The rest-house compound at Gidan Gombo had within it quite an assemblage of natives who were tramping to Naraguta district attracted by the expectation of employment at the tin fields. Not labourers—they sleep in villages—but Coast mechanics and similar workmen and interpreters. In a rest-house compound are a number of smaller mud huts for the carriers, and in these shelters coloured men pass the night. There was a lad among them said to be son of the former Emir of Kano. If so, the scion of royalty had been much reduced in position. He—who whether the story be true or not was evidently of a superior caste—had been servant to Captain Maclaverty, of Zungeru, and was walking to Naraguta with a friend of the family—an interpreter—to enter the service of an Englishman there.
These rest-houses are put up by the Government. But for them one must perforce carry a tent or go to a native village, not an ideal place in which to sleep, from the health or any other point of view. The rest-house usually consists of a fairly stout circular mud wall, round which is a lower one, the intervening space covered by the sloping roof and forming a verandah. Rest-houses are in charge of the Headman of an adjacent village. He collects, for the Government, 2s. per night from each occupant, the payment including a supply of wood and water. If required, he has to sell for himself, at fixed rates, fowls and guinea corn for horses.

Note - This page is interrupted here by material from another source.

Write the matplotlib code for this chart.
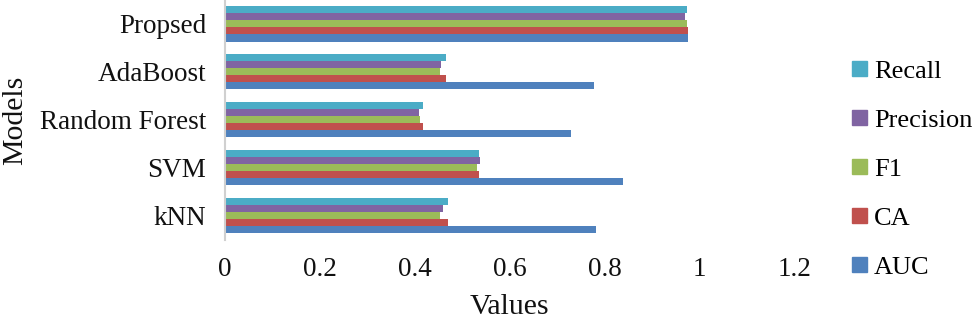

It is quite a little ceremony at some places where the Headman, accompanied by one or two village elders, pays his respects to the white visitor by coming to the rest-house, and there on knees saluting, by bowing the head and exclaiming several times, “Zaki! Zaki! Zaki!”—literally “Lion”—corresponding to “Sir” or “Your Honour” or “Your Lordship.” The visitor gravely replies “Agaisheka!” (“Hail to you!”) and then proceeds to business by stating his requirements in the matter of supplies and asking how much he has to pay. After the evening meal prepared by his servants in a cook-house in the compound, bed is the usual order of procedure.

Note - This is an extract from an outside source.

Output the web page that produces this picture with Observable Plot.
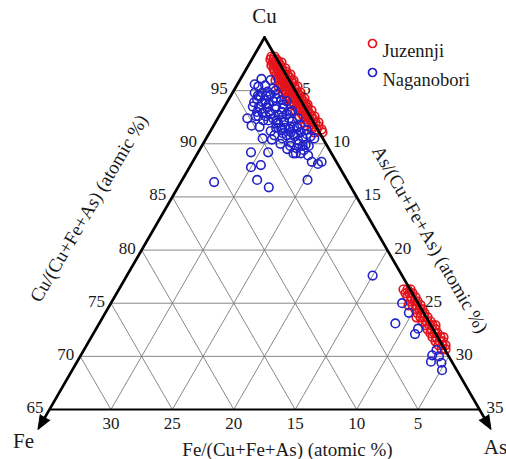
<!DOCTYPE html>
<html><head><meta charset="utf-8">
<script src="https://cdn.jsdelivr.net/npm/d3@7"></script>
<script src="https://cdn.jsdelivr.net/npm/@observablehq/plot@0.6"></script>
<style>body{margin:0;background:#fff;} svg text{font-family:'Liberation Serif','Times New Roman',serif !important;}</style>
</head><body><div id="chart"></div>
<script>
// [Cu, As] in atomic %; Fe = 100 - Cu - As
const juzennji = [
[98.21,1.46],[98.21,1.71],[97.93,1.52],[97.93,1.77],[97.93,2.01],
[97.65,1.83],[97.65,2.07],[97.65,2.32],[97.65,2.56],[97.37,1.88],[97.37,2.13],[97.37,2.37],[97.37,2.61],
[97.09,2.19],[97.09,2.51],[97.09,2.84],[97.09,3.16],[96.80,2.42],[96.80,2.74],[96.80,3.07],[96.80,3.31],
[96.52,2.71],[96.52,3.04],[96.52,3.37],[96.52,3.61],[96.52,3.85],[96.24,2.94],[96.24,3.26],[96.24,3.59],[96.24,3.91],
[95.96,2.92],[95.96,3.24],[95.96,3.57],[95.96,3.89],[95.96,4.22],[95.96,4.38],[95.68,3.46],[95.68,3.78],[95.68,4.11],[95.68,4.43],
[95.39,3.45],[95.39,3.77],[95.39,4.10],[95.39,4.42],[95.39,4.75],[95.39,4.99],[95.11,3.99],[95.11,4.32],[95.11,4.65],[95.11,4.97],
[94.83,4.05],[94.83,4.37],[94.83,4.70],[94.83,5.02],[94.83,5.27],[94.83,5.51],[94.55,4.68],[94.55,5.00],[94.55,5.33],[94.55,5.57],
[94.27,4.66],[94.27,4.98],[94.27,5.31],[94.27,5.63],[94.27,5.88],[94.27,6.12],[93.98,5.29],[93.98,5.61],[93.98,5.94],[93.98,6.18],
[93.70,5.27],[93.70,5.59],[93.70,5.92],[93.70,6.24],[93.70,6.49],[93.70,6.65],[93.42,5.90],[93.42,6.22],[93.42,6.55],[93.42,6.79],
[93.14,5.95],[93.14,6.27],[93.14,6.60],[93.14,6.93],[93.14,7.25],[92.86,6.58],[92.86,6.90],[92.86,7.23],
[92.57,6.57],[92.57,6.89],[92.57,7.22],[92.57,7.54],[92.57,7.79],[92.29,7.20],[92.29,7.52],[92.29,7.85],
[92.01,7.25],[92.01,7.57],[92.01,7.90],[92.01,8.14],[92.01,8.39],[91.63,8.17],[91.63,8.58],
[91.35,8.15],[91.35,8.56],[91.35,8.97],[91.07,8.53],[91.07,9.18],[91.73,7.47],
[76.31,23.16],[76.31,23.49],[76.31,23.73],[75.94,23.51],[75.94,23.83],[75.94,24.08],
[75.56,23.86],[75.56,24.19],[75.56,24.51],[75.18,24.30],[75.18,24.62],[75.18,24.87],
[74.81,24.32],[74.81,24.65],[74.81,24.97],[74.81,25.30],[74.43,25.07],[74.43,25.40],[74.43,25.64],
[74.06,25.42],[74.06,25.74],[74.06,25.99],[73.68,25.53],[73.68,25.86],[73.68,26.18],[73.68,26.43],
[73.30,26.21],[73.30,26.54],[73.30,26.86],[72.93,26.64],[72.93,26.96],[72.93,27.21],[72.93,27.45],
[72.55,26.99],[72.55,27.32],[72.55,27.65],[72.18,27.42],[72.18,27.75],[72.18,27.99],
[71.80,27.78],[71.80,28.10],[71.80,28.43],[71.80,28.67],[71.42,28.21],[71.42,28.54],[71.42,28.78],
[71.05,28.64],[71.05,28.97],[71.05,29.21],[70.67,29.08],[70.67,29.40]
];
const naganobori = [
[95.4,1.8],[95.5,2.3],[95.2,3.1],[94.8,1.8],[94.8,2.4],[94.6,3.2],[94.7,3.7],[94.2,2.3],[94.1,3.0],[94.0,3.7],
[94.1,4.3],[93.5,2.8],[93.4,3.5],[93.3,4.2],[93.4,4.8],[92.9,3.4],[92.8,4.1],[92.7,4.8],[92.8,5.4],[92.0,5.6],
[92.1,6.2],[91.5,5.6],[91.4,6.3],[91.5,6.9],[91.2,4.9],[90.8,6.4],[90.7,7.1],[90.6,7.8],[90.1,7.1],[90.0,7.8],
[89.9,8.4],[89.6,7.8],[89.4,8.5],[94.5,2.9],[94.5,2.4],[93.5,4.2],[93.0,3.9],[91.6,6.3],[90.3,7.6],[91.0,6.0],
[91.5,5.2],[92.2,3.8],[93.0,2.9],[93.5,2.3],[92.4,5.8],[93.0,4.9],[91.1,7.4],[89.8,8.7],[89.1,7.8],[94.0,4.8],
[93.1,5.7],[92.4,6.5],[94.9,2.8],[95.0,3.4],[93.8,3.2],[92.6,3.0],[92.5,5.2],[91.9,5.0],[91.3,5.8],[90.9,6.9],
[91.8,7.0],[91.3,7.8],[90.7,8.4],[90.9,7.2],[91.1,6.6],[91.5,5.9],[92.0,5.1],[92.4,4.5],[92.6,3.8],[92.6,3.2],
[93.7,3.5],[93.9,2.9],[94.3,3.8],[93.7,4.7],[93.0,5.6],[91.6,6.6],[89.8,8.2],[89.5,7.1],[90.0,6.3],[90.8,5.4],
[95.6,1.4],
[86.4,2.7],[85.9,7.4],[86.6,6.1],[86.6,10.2],[87.8,5.0],[88.0,5.7],[89.2,4.3],[89.2,5.7],[92.4,2.4],[91.7,3.1],
[91.6,3.8],[92.2,4.2],[96.1,1.7],[96.0,2.5],[90.5,4.6],[90.4,5.4],[90.5,6.2],[89.8,7.2],[89.1,8.0],[88.9,9.1],
[88.3,9.7],[88.1,10.3],[88.3,10.5],[90.5,8.8],[90.9,8.0],[94.5,2.2],[93.9,2.2],[92.2,4.9],[89.1,8.4],
[77.6,20.0],[75.0,23.7],[74.1,24.7],[73.1,24.1],[72.6,26.2],[72.1,26.2],[70.6,28.7],[70.1,28.6],[70.0,29.2],
[69.5,28.8],[69.4,29.7],[68.7,30.1]
];
const series = ["Juzennji", "Naganobori"];
const colors = ["#e3141c", "#2222c8"];
const cuTicks = [95, 90, 85, 80, 75, 70, 65];
const asTicks = [5, 10, 15, 20, 25, 30, 35];
const feTicks = [30, 25, 20, 15, 10, 5];
const cuGrid = [70, 75, 80, 85, 90, 95];
const asGrid = [5, 10, 15, 20, 25, 30];
const feGrid = [5, 10, 15, 20, 25, 30];
const cuMin = 65;
const span = 100 - cuMin;
const axisTitles = ["Cu/(Cu+Fe+As) (atomic %)", "As/(Cu+Fe+As) (atomic %)", "Fe/(Cu+Fe+As) (atomic %)"];
const vertexLabels = ["Cu", "Fe", "As"];

const S3 = Math.sqrt(3) / 2;
const tx = (cu, as) => as + cu / 2;
const ty = (cu) => cu * S3;

const grid = [
  ...cuGrid.map(c => ({cu1: c, as1: 0, cu2: c, as2: 100 - c})),
  ...asGrid.map(a => ({cu1: 100 - a, as1: a, cu2: cuMin, as2: a})),
  ...feGrid.map(f => ({cu1: 100 - f, as1: 0, cu2: cuMin, as2: span - f}))
];
const linkOpts = {x1: d => tx(d.cu1, d.as1), y1: d => ty(d.cu1), x2: d => tx(d.cu2, d.as2), y2: d => ty(d.cu2)};
const sides = [{cu1: 100, as1: 0, cu2: cuMin, as2: 0}, {cu1: 100, as1: 0, cu2: cuMin, as2: span}];
const bottom = [{cu1: cuMin, as1: 0, cu2: cuMin, as2: span}];
const font = "Liberation Serif";
const T = {fontFamily: font, fill: "#1a1a1a"};

const plot = Plot.plot({
  width: 506, height: 459,
  marginTop: 0, marginRight: 0, marginBottom: 0, marginLeft: 0,
  x: {domain: [tx(cuMin, 0), tx(cuMin, span)], range: [49, 479], axis: null},
  y: {domain: [ty(cuMin), ty(100)], range: [409, 37], axis: null},
  style: {fontFamily: font, background: "#fff", color: "#111"},
  marks: [
    Plot.link(grid, {...linkOpts, stroke: "#7a7a7a", strokeWidth: 0.9}),
    Plot.dot(juzennji, {x: d => tx(d[0], d[1]), y: d => ty(d[0]), r: 4.3, stroke: colors[0], strokeWidth: 1.7, fill: "none"}),
    Plot.dot(naganobori, {x: d => tx(d[0], d[1]), y: d => ty(d[0]), r: 4.3, stroke: colors[1], strokeWidth: 1.6, fill: "none"}),
    Plot.link(bottom, {...linkOpts, stroke: "#000", strokeWidth: 2}),
    Plot.arrow(sides, {...linkOpts, stroke: "#000", strokeWidth: 2.7, headLength: 0, insetEnd: -12}),
    Plot.vector([vertexLabels[1]], {x: () => tx(cuMin, 0), y: () => ty(cuMin), dx: -4.5, dy: 7.8, rotate: 210, length: 14, r: 5.5, shape: "spike", anchor: "start", fill: "#000", fillOpacity: 1, stroke: "#000", strokeWidth: 1}),
    Plot.vector([vertexLabels[2]], {x: () => tx(cuMin, span), y: () => ty(cuMin), dx: 4.5, dy: 7.8, rotate: 150, length: 14, r: 5.5, shape: "spike", anchor: "start", fill: "#000", fillOpacity: 1, stroke: "#000", strokeWidth: 1}),
    Plot.text(cuTicks, {...T, x: c => tx(c, 0), y: c => ty(c), text: c => String(c), textAnchor: "end", dx: -6, dy: -2, fontSize: 17}),
    Plot.text(asTicks, {...T, x: a => tx(100 - a, a), y: a => ty(100 - a), text: a => String(a), textAnchor: "start", dx: 7, dy: -2, fontSize: 17}),
    Plot.text(feTicks, {...T, x: f => tx(cuMin, span - f), y: () => ty(cuMin), text: f => String(f), textAnchor: "middle", dy: 14, fontSize: 17}),
    Plot.text([axisTitles[0]], {...T, x: () => tx(cuMin + span / 2, 0), y: () => ty(cuMin + span / 2), text: d => d, rotate: -59.5, dx: -68, dy: -15, fontSize: 19}),
    Plot.text([axisTitles[1]], {...T, x: () => tx(cuMin + span / 2, span / 2), y: () => ty(cuMin + span / 2), text: d => d, rotate: 60, dx: 58, dy: 16, fontSize: 19}),
    Plot.text([axisTitles[2]], {...T, x: () => tx(cuMin, span / 2), y: () => ty(cuMin), text: d => d, dx: 23, dy: 40, fontSize: 19}),
    Plot.text([vertexLabels[0]], {...T, x: () => tx(100, 0), y: () => ty(100), text: d => d, dy: -21, fontSize: 21}),
    Plot.text([vertexLabels[1]], {...T, x: () => tx(cuMin, 0), y: () => ty(cuMin), text: d => d, dx: -26, dy: 32, fontSize: 21}),
    Plot.text([vertexLabels[2]], {...T, x: () => tx(cuMin, span), y: () => ty(cuMin), text: d => d, dx: 16, dy: 38, fontSize: 21}),
    Plot.dot([series[0]], {frameAnchor: "top-left", dx: 372, dy: 43, r: 4, stroke: colors[0], strokeWidth: 1.7, fill: "none"}),
    Plot.text([series[0]], {...T, frameAnchor: "top-left", dx: 382, dy: 43, text: d => d, textAnchor: "start", fontSize: 18.5}),
    Plot.dot([series[1]], {frameAnchor: "top-left", dx: 372, dy: 72, r: 4, stroke: colors[1], strokeWidth: 1.7, fill: "none"}),
    Plot.text([series[1]], {...T, frameAnchor: "top-left", dx: 382, dy: 72, text: d => d, textAnchor: "start", fontSize: 18.5})
  ]
});
document.getElementById("chart").appendChild(plot);
</script>
</body></html>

The start next morning was at 6.30. I did not accompany the carriers but turned back to look for a Swan fountain pen jerked out of my pocket the previous afternoon and immensely valued not so much for its great convenience on a journey of this kind, when writing must be done at odd moments anywhere, but still more prized at being the gift from former colleagues. Nearly an hour’s search along the road failed to discover the article, so the forlorn hope was abandoned, and I turned round to overtake the carriers.[3] They would be, of course, about two hours in advance.

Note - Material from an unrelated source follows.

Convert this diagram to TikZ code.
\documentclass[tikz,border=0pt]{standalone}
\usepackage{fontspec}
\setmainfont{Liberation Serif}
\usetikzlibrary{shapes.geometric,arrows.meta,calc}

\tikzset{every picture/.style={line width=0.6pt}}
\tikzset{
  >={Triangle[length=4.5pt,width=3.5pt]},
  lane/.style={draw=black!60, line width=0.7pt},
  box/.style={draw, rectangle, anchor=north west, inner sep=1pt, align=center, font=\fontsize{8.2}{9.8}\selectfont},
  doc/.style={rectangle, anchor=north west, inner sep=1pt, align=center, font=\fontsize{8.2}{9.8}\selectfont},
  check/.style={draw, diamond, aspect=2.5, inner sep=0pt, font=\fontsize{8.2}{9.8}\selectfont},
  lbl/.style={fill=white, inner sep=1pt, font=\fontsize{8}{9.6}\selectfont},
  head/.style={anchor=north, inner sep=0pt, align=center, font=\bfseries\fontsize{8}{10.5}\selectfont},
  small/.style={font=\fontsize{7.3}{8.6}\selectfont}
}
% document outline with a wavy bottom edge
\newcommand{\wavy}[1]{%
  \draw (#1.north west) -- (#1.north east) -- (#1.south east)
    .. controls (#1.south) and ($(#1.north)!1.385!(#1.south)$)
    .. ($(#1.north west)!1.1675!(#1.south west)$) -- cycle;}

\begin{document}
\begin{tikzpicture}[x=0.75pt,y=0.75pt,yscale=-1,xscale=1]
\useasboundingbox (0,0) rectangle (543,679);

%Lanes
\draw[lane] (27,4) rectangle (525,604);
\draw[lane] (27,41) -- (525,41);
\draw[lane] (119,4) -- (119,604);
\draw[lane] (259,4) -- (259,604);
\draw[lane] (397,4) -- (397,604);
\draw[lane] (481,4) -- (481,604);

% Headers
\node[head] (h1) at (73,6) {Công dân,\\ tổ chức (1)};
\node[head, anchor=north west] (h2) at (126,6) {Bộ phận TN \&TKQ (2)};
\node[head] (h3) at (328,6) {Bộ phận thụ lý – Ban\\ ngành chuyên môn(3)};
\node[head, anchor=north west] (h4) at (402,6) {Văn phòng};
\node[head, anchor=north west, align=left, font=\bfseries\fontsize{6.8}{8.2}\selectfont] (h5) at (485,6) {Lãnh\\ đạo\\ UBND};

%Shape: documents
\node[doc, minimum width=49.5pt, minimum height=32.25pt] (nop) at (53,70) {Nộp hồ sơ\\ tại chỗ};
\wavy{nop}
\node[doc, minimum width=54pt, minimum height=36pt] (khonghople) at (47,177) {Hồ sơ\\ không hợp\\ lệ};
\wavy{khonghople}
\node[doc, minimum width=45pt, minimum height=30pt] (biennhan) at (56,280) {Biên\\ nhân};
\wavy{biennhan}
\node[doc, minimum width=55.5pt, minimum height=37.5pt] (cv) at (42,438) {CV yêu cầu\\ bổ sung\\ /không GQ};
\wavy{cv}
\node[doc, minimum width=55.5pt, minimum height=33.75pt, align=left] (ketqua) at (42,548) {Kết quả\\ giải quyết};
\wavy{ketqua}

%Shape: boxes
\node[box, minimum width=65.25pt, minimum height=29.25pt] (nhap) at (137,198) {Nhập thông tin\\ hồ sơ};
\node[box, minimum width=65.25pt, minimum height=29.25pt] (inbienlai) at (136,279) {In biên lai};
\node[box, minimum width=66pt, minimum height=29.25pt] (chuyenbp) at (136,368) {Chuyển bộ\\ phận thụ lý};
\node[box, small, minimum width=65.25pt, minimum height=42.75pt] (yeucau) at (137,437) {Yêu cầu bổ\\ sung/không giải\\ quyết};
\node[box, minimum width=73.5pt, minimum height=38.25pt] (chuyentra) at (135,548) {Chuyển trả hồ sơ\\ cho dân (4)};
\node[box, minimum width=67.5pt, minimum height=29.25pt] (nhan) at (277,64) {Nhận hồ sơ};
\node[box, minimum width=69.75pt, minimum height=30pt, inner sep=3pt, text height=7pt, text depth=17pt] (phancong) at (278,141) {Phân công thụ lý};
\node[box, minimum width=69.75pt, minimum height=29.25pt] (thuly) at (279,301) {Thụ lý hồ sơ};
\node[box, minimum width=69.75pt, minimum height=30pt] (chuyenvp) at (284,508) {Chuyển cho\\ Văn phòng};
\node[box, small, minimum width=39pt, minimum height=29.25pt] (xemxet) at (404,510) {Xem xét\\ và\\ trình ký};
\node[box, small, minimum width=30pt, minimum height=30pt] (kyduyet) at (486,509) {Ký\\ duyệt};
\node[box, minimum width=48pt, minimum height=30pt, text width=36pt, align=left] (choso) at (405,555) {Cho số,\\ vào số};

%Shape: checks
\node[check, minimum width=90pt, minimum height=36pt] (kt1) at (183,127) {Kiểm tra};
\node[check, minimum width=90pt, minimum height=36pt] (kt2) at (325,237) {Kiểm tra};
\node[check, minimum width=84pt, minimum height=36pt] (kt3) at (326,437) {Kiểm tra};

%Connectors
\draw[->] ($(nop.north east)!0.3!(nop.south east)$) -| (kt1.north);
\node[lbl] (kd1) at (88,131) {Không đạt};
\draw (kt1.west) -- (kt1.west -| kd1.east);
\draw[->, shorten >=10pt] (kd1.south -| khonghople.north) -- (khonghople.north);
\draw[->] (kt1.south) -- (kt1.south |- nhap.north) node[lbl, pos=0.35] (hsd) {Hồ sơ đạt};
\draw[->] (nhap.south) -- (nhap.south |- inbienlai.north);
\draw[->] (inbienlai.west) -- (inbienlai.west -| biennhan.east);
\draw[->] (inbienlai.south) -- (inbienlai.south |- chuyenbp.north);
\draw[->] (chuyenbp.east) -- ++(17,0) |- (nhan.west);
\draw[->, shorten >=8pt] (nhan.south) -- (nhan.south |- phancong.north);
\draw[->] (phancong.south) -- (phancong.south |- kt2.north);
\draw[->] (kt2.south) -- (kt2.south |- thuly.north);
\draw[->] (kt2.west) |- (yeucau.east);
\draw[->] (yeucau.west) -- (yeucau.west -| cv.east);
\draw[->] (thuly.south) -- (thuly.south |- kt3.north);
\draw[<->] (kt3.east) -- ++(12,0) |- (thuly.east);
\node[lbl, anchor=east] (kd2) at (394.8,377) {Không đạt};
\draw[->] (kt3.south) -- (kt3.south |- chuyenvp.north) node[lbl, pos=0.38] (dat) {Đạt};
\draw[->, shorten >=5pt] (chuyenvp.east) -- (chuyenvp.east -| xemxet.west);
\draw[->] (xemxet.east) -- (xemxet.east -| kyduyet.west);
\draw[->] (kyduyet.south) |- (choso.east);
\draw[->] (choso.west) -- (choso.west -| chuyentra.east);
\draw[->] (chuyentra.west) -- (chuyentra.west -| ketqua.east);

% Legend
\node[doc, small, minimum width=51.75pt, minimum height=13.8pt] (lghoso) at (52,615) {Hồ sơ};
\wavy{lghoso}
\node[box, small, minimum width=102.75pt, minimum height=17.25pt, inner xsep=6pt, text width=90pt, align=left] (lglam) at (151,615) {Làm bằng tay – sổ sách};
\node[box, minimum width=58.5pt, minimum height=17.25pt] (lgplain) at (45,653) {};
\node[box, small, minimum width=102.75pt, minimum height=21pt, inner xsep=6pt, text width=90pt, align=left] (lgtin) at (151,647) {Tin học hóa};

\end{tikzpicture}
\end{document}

I had long repassed Gidan Gombo and, relying on the horse’s reputation for being sure-footed, was galloping him along a ridge on the road, each side cut into a ditch by further heavy rains of the early morning, when, a slip to the right, he involuntarily bent his head and over it I went, as cleanly as if I had been an acrobat. As is my practice when dismounting in this manner, I retained hold of the reins, but it was well the doki knew his manners and pulled up, for the bridle came off completely. A mud bath and a few slight bruises constituted the casualties, for the pony did not even go on his knees. He looked rather forlorn standing in the road with naked head, and as I went up to replace the bit he appeared to say, with a half-apologetic, sorrowful air, “Well, upon my soul! Who would have thought it?”
The sun had come out strongly, removing the dampness and leaving a caking of earth and mud on breeches and shirt as I cantered along to Gussum, 14 miles from Gidan Gombo, reaching it some time after the carriers.
Everybody having now settled down to their work, I decided on a 5 a.m. start for next morning, but at that hour the night rain was still falling, and you will seldom induce carriers to step out into a storm. If one comes whilst they are on the march they sturdily go on. A wetting from above is the most severe minor discomfort a native can suffer. It was 7 o’clock before the air had cleared, and we set forth. The Naraguta pilgrims continued towards their goal along the road that has been made southwards, whereas we, after going back a few hundred yards, left the road and struck south-east.